Information shown>
━━━━━━━━━━━━━━━━━━━━
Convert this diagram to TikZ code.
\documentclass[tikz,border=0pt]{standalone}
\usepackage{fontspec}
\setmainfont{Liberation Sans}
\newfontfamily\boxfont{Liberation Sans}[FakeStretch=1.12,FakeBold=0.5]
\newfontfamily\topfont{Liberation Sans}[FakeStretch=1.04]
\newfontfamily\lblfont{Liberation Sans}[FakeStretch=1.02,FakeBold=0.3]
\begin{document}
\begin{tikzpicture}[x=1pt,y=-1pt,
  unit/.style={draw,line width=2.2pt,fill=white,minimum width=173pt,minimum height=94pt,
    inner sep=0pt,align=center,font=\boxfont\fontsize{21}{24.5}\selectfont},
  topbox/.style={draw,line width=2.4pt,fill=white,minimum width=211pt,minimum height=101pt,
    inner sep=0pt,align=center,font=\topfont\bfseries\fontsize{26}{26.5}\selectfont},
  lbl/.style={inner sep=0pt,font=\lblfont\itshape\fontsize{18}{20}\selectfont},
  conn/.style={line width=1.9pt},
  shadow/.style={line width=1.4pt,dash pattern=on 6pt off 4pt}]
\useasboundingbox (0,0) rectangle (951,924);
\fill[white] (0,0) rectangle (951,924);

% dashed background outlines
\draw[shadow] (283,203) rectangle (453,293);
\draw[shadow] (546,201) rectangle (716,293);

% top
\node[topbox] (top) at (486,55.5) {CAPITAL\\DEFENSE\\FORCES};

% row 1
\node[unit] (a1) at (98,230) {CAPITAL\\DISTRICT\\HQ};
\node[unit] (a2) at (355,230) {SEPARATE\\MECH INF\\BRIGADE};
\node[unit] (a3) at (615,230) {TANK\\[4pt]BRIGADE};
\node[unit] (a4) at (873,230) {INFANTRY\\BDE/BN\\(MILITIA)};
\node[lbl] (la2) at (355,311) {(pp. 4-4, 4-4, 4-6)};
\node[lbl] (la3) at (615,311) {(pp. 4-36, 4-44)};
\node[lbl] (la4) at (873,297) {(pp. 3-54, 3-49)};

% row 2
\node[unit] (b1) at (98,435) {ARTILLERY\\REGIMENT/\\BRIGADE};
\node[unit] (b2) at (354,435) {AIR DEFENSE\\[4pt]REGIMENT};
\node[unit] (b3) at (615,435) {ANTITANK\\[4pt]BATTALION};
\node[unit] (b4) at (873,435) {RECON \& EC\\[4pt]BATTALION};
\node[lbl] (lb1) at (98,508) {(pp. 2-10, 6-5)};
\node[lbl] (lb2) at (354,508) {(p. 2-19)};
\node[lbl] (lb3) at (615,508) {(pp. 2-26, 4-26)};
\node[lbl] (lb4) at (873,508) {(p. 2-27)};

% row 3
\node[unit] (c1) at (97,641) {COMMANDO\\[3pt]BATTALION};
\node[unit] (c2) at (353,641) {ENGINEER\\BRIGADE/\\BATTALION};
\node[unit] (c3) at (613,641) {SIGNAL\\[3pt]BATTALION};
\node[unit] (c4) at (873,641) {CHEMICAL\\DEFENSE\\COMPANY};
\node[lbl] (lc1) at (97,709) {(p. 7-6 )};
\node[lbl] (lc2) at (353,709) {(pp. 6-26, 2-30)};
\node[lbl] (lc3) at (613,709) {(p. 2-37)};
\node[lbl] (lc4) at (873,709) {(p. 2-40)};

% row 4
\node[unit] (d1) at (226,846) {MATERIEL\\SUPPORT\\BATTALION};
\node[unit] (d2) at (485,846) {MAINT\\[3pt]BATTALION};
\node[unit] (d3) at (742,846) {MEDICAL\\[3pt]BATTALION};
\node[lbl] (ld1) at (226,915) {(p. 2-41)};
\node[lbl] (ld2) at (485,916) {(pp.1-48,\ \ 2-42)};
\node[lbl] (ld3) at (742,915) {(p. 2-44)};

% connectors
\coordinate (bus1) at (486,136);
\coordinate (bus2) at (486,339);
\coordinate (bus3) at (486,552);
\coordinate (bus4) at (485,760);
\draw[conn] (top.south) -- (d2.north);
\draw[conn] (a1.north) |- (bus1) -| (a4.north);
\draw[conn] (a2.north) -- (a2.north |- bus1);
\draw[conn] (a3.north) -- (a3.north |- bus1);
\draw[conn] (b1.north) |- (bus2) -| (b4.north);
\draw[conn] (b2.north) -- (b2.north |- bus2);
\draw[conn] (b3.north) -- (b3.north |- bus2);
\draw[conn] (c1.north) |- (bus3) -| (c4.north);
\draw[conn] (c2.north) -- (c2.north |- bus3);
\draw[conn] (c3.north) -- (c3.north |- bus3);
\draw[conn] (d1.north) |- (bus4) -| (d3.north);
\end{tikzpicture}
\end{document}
━━━━━━━━━━━━━━━━━━━━
What to produce>
Please reproduce exactly the lines above, beginning with the first and ending with the line that contains "(top) at (486,55.5)", and include nothing outside that range.

Response below>
Convert this diagram to TikZ code.
\documentclass[tikz,border=0pt]{standalone}
\usepackage{fontspec}
\setmainfont{Liberation Sans}
\newfontfamily\boxfont{Liberation Sans}[FakeStretch=1.12,FakeBold=0.5]
\newfontfamily\topfont{Liberation Sans}[FakeStretch=1.04]
\newfontfamily\lblfont{Liberation Sans}[FakeStretch=1.02,FakeBold=0.3]
\begin{document}
\begin{tikzpicture}[x=1pt,y=-1pt,
  unit/.style={draw,line width=2.2pt,fill=white,minimum width=173pt,minimum height=94pt,
    inner sep=0pt,align=center,font=\boxfont\fontsize{21}{24.5}\selectfont},
  topbox/.style={draw,line width=2.4pt,fill=white,minimum width=211pt,minimum height=101pt,
    inner sep=0pt,align=center,font=\topfont\bfseries\fontsize{26}{26.5}\selectfont},
  lbl/.style={inner sep=0pt,font=\lblfont\itshape\fontsize{18}{20}\selectfont},
  conn/.style={line width=1.9pt},
  shadow/.style={line width=1.4pt,dash pattern=on 6pt off 4pt}]
\useasboundingbox (0,0) rectangle (951,924);
\fill[white] (0,0) rectangle (951,924);

% dashed background outlines
\draw[shadow] (283,203) rectangle (453,293);
\draw[shadow] (546,201) rectangle (716,293);

% top
\node[topbox] (top) at (486,55.5) {CAPITAL\\DEFENSE\\FORCES};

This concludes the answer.